Iran’s Oil Minister Bijan Zanganeh (pictured) has restated that the Islamic Republic needs $200 billion in investment for oil and gas development projects.
Zanganeh’s answer to Parliamentary questions put the scale of Iran’s challenge in stark perspective, after Tehran announced its first significant deal — a $4.8 billion contract with France’s Total — following implementation of the July 2015 nuclear agreement.
Zanganeh said Iran is looking to obtain 65% to 70% of the investment from abroad.
The Oil Minister first set out the $200 billion figure in February 2016, a month after implementation of the deal with the 5+1 Powers (US, UK, France, Germany, China, and Russia) began.
But Iran has struggled to make progress. European companies have been wary of ongoing sanctions, which are hampering banking and financial arrangements. Internal disputes, notably with the Revolutionary Guards, have hindered adoption of Iran Petroleum Contracts with foreign firms.
Tehran is hoping that the Total contract is a breakthrough deal. Deputy Oil Minister Amir Hosssein Zamaninia said at a conference in Istanbul on Tuesday, “I can assure you this isn’t the last one. We’ll see other contracts being made within the next few weeks.”
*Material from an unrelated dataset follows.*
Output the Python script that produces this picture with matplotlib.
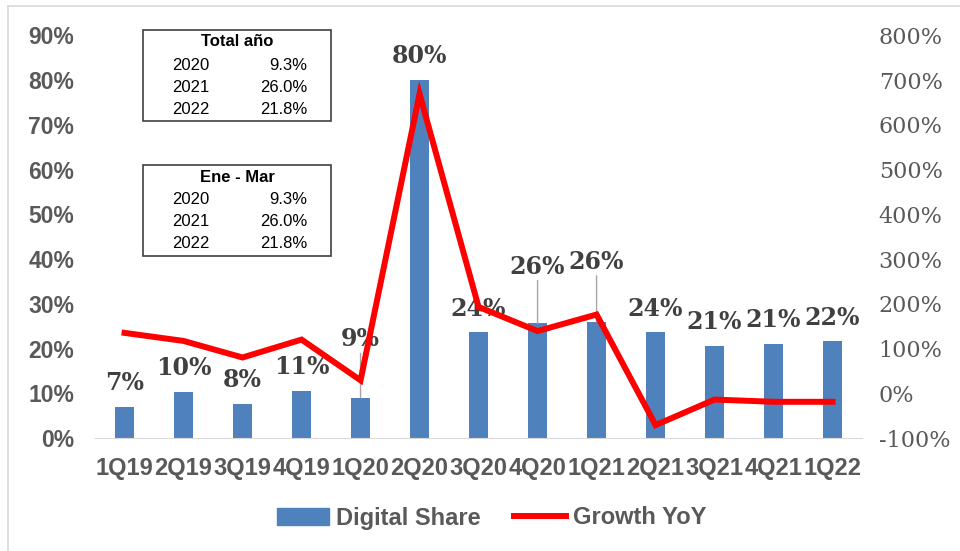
import matplotlib.pyplot as plt
from matplotlib.lines import Line2D
from matplotlib.patches import Patch, Rectangle

# Data
quarters = ["1Q19", "2Q19", "3Q19", "4Q19", "1Q20", "2Q20", "3Q20",
            "4Q20", "1Q21", "2Q21", "3Q21", "4Q21", "1Q22"]
digital_share = [7.0, 10.4, 7.6, 10.6, 9.0, 80.0, 23.6, 25.6, 26.0, 23.6, 20.6, 21.0, 21.6]
growth_yoy = [135, 117, 80, 120, 29, 669, 193, 139, 176, -71, -14, -19, -19]

table_years = ["2020", "2021", "2022"]
total_anio = ["9.3%", "26.0%", "21.8%"]
ene_mar = ["9.3%", "26.0%", "21.8%"]

blue = "#4F81BD"
red = "#FF0000"
gray = "#595959"
label_gray = "#404040"

fig = plt.figure(figsize=(9.6, 5.51), dpi=100)
ax = fig.add_axes([0.099, 0.205, 0.799, 0.731])
ax2 = ax.twinx()

x = list(range(len(quarters)))
ax.bar(x, digital_share, width=0.31, color=blue, zorder=2)
ax2.plot(x, growth_yoy, color=red, lw=4.3, solid_joinstyle="miter", zorder=3)

ax.set_xlim(-0.5, len(quarters) - 0.5)
ax.set_ylim(0, 90)
ax2.set_ylim(-100, 800)
ax.set_yticks(range(0, 91, 10))
ax.set_yticklabels([f"{v}%" for v in range(0, 91, 10)],
                   fontfamily="Liberation Sans", fontweight="bold", fontsize=16.5, color=gray)
ax2.set_yticks(range(-100, 801, 100))
ax2.set_yticklabels([f"{v}%" for v in range(-100, 801, 100)],
                    fontfamily="DejaVu Serif", fontsize=16, color=gray)
ax.set_xticks(x)
ax.set_xticklabels(quarters, fontfamily="Liberation Sans", fontweight="bold",
                   fontsize=17, color=gray)

ax.tick_params(axis="both", length=0)
ax2.tick_params(axis="both", length=0)
ax.tick_params(axis="x", pad=14)
ax.tick_params(axis="y", pad=15)
ax2.tick_params(axis="y", pad=12)
for a in (ax, ax2):
    for s in ("top", "left", "right"):
        a.spines[s].set_visible(False)
    a.spines["bottom"].set_color("#d9d9d9")
ax2.spines["bottom"].set_visible(False)
ax2.set_zorder(ax.get_zorder() + 1)
ax2.patch.set_visible(False)

# data labels (offset in points from bar top to label centre; some with leader lines)
offsets = {4: 42, 7: 41, 8: 43}
for i, v in enumerate(digital_share):
    off = offsets.get(i, 17)
    ax.annotate(f"{v:.0f}%", (i, v), xytext=(0, off), textcoords="offset points",
                ha="center", va="center", fontfamily="DejaVu Serif", fontweight="bold",
                fontsize=17, color=label_gray, zorder=5)
    if i in offsets:
        ax.annotate("", (i, v), xytext=(0, off - 10), textcoords="offset points",
                    arrowprops=dict(arrowstyle="-", color="#a6a6a6", lw=1,
                                    shrinkA=0, shrinkB=0))

# the two small tables
def draw_table(top, title, vals):
    fx0, fx1 = 143 / 960, 331 / 960
    fy_top = 1 - top / 551
    h = 91 / 551
    fig.add_artist(Rectangle((fx0, fy_top - h), fx1 - fx0, h, transform=fig.transFigure,
                             fill=False, ec="#404040", lw=1.2))
    fig.text(237 / 960, 1 - (top + 12) / 551, title, ha="center", va="center",
             fontfamily="Liberation Sans", fontweight="bold", fontsize=12, color="black")
    for k, (yr, val) in enumerate(zip(table_years, vals)):
        yy = 1 - (top + 35 + 22 * k) / 551
        fig.text(191 / 960, yy, yr, ha="center", va="center",
                 fontfamily="Liberation Sans", fontsize=12, color="black")
        fig.text(307 / 960, yy, val, ha="right", va="center",
                 fontfamily="Liberation Sans", fontsize=12, color="black")

draw_table(30, "Total año", total_anio)
draw_table(165, "Ene - Mar", ene_mar)

# legend
handles = [Patch(color=blue, label="Digital Share"),
           Line2D([0], [0], color=red, lw=4.3, label="Growth YoY")]
fig.legend(handles=handles, loc="center", bbox_to_anchor=(0.5 + 12 / 960, 1 - 518 / 551),
           ncol=2, frameon=False, handlelength=2.2, handleheight=0.7, columnspacing=1.4,
           handletextpad=0.3,
           prop={"family": "Liberation Sans", "weight": "bold", "size": 17},
           labelcolor=gray)

# outer border lines (top and left visible in reference)
fig.add_artist(Line2D([8 / 960, 1], [1 - 6 / 551, 1 - 6 / 551], transform=fig.transFigure,
                      color="#d9d9d9", lw=1.2))
fig.add_artist(Line2D([8 / 960, 8 / 960], [0, 1 - 6 / 551], transform=fig.transFigure,
                      color="#d9d9d9", lw=1.2))

fig.savefig("out.png", dpi=100)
He claimed Britain’s BP, Russia’s Gazprom and Lukoil, and Malaysia’s Petronas are among international companies who are in discussions with the Ministry.
The vice chairman of the Iranian Petroleum Federation, Reza Paydar, said Denmark has proposed a $1 billion investment contribution to Iran’s development plans and asserted, “The highest interest in investing in our country has been received from Austria, Norway, Sweden, the United Kingdom, Germany, and in a very limited form from Italy and Spain.”
Paydar proclaimed that $108 billion in foreign investment will be obtained for 53 projects “within a maximum of three to five years”.
In Parliament, Zanganeh said the Total contract would help prevent the US, “God willing”, from re-imposing sanctions on the Islamic Republic.